Figure 1. Symmetric matrix of the average PID values. The matrix contains 60 sub-clusters of Hsp60 sequences from 19 phyla. The X- and Y-axis items “Sub-cluster” are represented in the following format “Phylum #sub-cluster (number of sequences in a sub-cluster)”. Sub-clusters of Viruses have no phylum labels. The Y-axis “Kingdom” represents sub-clusters united by a higher taxonomic rank (Kingdom). The black frames and the X-axis “Cluster” show four clusters and their numbers (Roman numerals), which were obtained by clustering 60 sub-clusters. Clustering was performed using the UPGMA algorithm.

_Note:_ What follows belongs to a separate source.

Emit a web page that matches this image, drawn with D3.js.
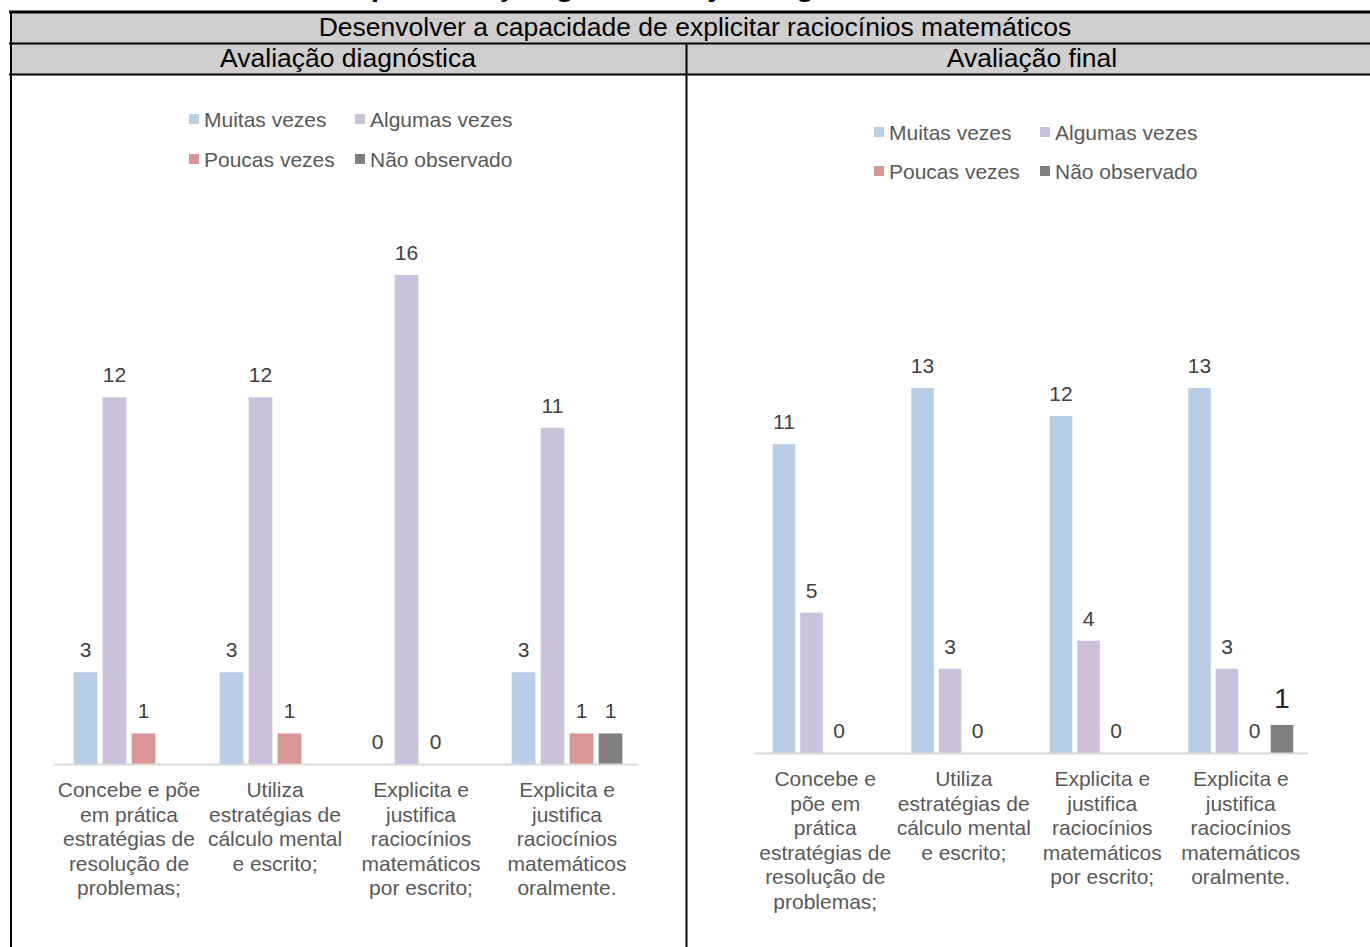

Apparently, the symmetric matrix contains four clusters. Cluster I contains 258 Hsp60 sequences from Metazoa (multicellular animals). It should be noted that, as a rule, in this cluster the average PID values are more than 60% and 50% within and between sub-clusters, respectively (Supplementary, PID, SD). The number of identical amino acid residues in the sequences reflects the degree of conservatism. Thus, the Hsp60 sequences belonging to cluster I can be considered as intermediate and highly conserved, as noted in our previous work14. Cluster II includes 608 Hsp60 sequences of Fungi, Plantae, Protozoa, and Metazoa. It should be noted that fungal Hsp60s were clustered into a small group with average PID values greater than 60% and 50% within and between sub-clusters, respectively, as observed for cluster I. Thus, the Hsp60 amino acid sequences from Fungi can also be classified as intermediate and highly conserved. Others sub-clusters in cluster II demonstrate intermediate and low sequence conservatism, with average PID values ranging from 40±30% to 62±13% within sub-clusters and from 24±4% to 47±19% between them.
The largest cluster III contains 18244 sequences (22 sub-clusters), mainly including Hsp60 of Bacteria, Plantae, and Archaea. It should be noted that within the 11 sub-clusters in cluster III, the average PID values vary from 53±10% (Firmicutes #2) to 73±8% (Cyanobacteria #1), indicating intermediate and highly conserved Hsp60 sequences. However, between the sub-clusters of cluster III, these values are less than 50%. Thus, it can be assumed that, in the whole, the level of conservatism in cluster III is low.
Finally, there is the smallest cluster IV containing 110 Hsp60 sequences from Viruses, Bacteria, Protozoa, and Metazoa. In this cluster, sub-clusters of Viruses #1, Apicomplexa #3, Chlamydia #1, and Apicomplexa #2 show average PID values of more than 50%. On the other hand, the PID values between the sub-clusters of cluster IV are quite low and range from 10±1% (Chlamydiae #1/Apicomplexa #2) to 33±2% (Apicomplexa #2/Apicomplexa #3). Moreover, the average PID values between cluster IV and other clusters are also low (Figure 1). This extremely low level of conservatism of Hsp60 sequences in cluster IV may indicate how these Hsp60s have evolved to distance themselves from others Hsp60.
In some studies2,4,17,25 Hsp60 is called a highly conserved protein. But, according to the obtained data, the percent of identical amino acid residues varies widely. Thus, Hsp60 is not a highly conserved protein.
It should be noted that metazoan Hsp60 sequences belonging to sub-clusters Arthropoda #2 and #3, and Nematoda #1 were not included in cluster I. To explain this phenomenon using a symmetric PID matrix (Supplementary, PID), the average PID values between Hsp60 sequences of these sub-clusters and others Hsp60 sequences belonging to each of 19 phyla were calculated (Figure 2; Supplementary, Metazoan artifacts).